A device was thrown at the front door of their house on the Toomagh Road, Castlecaulfield, about 0500 GMT on Friday. The children, aged from 16 years to 8 months, were asleep when the device was thrown at their front door, setting a hall curtain alight. The couple managed to put out the flames. They said they had no idea why they were targeted. The woman of the house added: "If it had gone in through that window my children would have been burned. My kids were panic stricken."
Earlier, army bomb disposal experts made safe the remains of a nail bomb which had exploded in east Belfast. No-one was injured in the blast at the corner of Bryson Street and the Newtownards Road, shortly after midnight on Thursday. However, the blast damaged a block of flats occupied by the elderly. The police said the attack was not thought to be sectarian. David Ervine of the loyalist Progressive Unionist Party said there had been tensions between the two communities in the area. He called on people to be vigilant and said whoever was behind the attack was trying to "tap into the sense of fear which exists in the area". In a separate development, the police said a possible sectarian attack was prevented after a bag containing two pipes and gloves was found in Dungannon, also in Tyrone, on Thursday night.
An army patrol discovered the items on the Killyman Road, near Killymerron Park. The Presbyterian Moderator, Dr Trevor Morrow, has condemned the wave of recent pipe bomb attacks as a ''moral outrage''. He accused the pipe bombers of having a ''reign of terror'' and spoke of his disgust at the attacks. "This is black and white. This is not just wrong this is evil.

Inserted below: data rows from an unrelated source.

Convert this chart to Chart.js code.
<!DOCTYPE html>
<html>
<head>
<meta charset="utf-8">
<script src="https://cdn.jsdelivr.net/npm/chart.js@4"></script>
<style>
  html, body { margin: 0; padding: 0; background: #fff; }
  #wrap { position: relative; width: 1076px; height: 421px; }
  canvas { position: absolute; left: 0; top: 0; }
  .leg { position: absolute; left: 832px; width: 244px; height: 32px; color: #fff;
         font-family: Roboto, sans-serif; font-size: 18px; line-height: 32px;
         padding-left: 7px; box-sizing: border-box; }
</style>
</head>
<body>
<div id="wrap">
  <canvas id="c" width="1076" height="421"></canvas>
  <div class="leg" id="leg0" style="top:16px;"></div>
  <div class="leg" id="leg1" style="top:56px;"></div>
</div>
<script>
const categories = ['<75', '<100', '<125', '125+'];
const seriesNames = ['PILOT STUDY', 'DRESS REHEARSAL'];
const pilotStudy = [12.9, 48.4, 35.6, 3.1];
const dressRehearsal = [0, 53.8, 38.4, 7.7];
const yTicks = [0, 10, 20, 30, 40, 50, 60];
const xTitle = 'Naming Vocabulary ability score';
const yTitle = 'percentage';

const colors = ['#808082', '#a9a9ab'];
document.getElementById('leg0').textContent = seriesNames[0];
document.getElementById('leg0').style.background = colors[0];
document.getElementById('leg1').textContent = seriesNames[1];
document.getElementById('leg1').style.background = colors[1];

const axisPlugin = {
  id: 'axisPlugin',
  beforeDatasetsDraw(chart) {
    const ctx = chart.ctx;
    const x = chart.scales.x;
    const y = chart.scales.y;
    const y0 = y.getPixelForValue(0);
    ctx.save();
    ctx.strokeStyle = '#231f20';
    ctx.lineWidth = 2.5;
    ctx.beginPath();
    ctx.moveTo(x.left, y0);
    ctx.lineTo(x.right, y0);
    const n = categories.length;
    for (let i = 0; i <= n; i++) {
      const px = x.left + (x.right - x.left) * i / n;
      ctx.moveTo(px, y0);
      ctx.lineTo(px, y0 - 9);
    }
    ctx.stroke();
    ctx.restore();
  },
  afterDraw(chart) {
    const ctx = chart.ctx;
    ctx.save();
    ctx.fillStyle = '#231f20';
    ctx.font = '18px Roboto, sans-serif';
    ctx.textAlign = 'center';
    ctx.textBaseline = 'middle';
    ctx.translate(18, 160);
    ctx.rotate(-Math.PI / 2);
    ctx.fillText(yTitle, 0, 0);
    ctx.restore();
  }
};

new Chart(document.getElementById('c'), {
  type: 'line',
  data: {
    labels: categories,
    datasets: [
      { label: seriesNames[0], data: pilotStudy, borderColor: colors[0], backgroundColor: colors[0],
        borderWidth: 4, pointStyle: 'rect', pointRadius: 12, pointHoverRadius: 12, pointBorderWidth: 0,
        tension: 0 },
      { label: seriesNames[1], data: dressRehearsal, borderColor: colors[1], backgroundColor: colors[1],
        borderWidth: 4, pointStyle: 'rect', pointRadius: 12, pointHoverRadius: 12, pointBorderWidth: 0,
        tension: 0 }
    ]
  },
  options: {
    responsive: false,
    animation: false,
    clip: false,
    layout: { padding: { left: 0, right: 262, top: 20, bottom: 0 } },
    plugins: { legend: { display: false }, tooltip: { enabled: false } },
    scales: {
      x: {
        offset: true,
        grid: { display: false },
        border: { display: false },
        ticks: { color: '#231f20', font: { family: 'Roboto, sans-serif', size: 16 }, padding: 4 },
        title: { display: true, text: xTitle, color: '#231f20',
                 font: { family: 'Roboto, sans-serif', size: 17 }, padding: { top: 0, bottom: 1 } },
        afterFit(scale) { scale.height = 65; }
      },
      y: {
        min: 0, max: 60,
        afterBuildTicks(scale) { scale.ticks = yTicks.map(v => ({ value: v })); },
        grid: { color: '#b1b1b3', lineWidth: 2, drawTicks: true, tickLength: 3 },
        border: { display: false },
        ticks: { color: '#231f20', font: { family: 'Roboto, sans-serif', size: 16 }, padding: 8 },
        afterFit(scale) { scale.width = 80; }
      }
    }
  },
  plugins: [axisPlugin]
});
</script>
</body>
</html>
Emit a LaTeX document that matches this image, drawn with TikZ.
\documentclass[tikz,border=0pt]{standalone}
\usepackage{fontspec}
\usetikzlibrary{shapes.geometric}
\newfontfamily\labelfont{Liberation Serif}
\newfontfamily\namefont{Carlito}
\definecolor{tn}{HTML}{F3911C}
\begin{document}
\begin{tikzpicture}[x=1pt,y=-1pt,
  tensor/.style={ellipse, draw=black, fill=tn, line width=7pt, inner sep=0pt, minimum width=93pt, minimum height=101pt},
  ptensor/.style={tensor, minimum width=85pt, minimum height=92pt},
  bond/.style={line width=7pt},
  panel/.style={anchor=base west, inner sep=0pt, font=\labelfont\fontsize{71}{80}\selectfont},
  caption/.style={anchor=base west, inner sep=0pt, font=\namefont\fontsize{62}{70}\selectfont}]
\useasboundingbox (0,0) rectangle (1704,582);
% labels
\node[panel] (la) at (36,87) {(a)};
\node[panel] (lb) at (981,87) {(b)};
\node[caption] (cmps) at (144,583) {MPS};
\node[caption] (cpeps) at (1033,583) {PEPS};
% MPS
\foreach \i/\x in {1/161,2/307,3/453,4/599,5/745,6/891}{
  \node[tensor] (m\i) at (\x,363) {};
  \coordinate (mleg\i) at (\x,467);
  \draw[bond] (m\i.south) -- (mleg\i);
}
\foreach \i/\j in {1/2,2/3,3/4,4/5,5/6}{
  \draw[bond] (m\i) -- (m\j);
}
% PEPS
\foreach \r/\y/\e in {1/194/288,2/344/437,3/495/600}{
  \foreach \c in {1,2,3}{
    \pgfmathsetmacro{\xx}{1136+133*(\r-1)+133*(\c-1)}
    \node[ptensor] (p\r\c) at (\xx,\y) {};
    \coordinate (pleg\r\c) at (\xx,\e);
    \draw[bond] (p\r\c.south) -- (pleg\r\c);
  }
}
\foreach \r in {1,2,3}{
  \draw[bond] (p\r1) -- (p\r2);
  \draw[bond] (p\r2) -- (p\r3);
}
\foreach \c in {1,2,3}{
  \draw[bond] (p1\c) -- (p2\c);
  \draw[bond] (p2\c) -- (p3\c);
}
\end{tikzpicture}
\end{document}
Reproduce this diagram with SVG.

"It seems to be perpetrated by a militant loyalist faction their motivations we are not sure, but we are concerned that out Roman Catholic neighbours understand that for this to be done in the name of Protestant is outrageous to us." Mr Morrow made the comments after a number of attacks on Wednesday night and Thursday. Meanwhile, the railway line near Newry in County Down remains closed due to a security alert. The alert on the track at Killeavy started on Wednesday night following a bomb warning and then reports of an explosion. However, the police said they had not yet established the source of the loud bang, due to the terrain and the lack of any accurate direction. They are appealing for help from the local community. They want anyone who saw anything suspicious to contact detectives at Newry. As a result of the security alert, train services between Newry and Dundalk, in the Irish Republic, have been suspended for two days, and passengers are being bussed between the towns.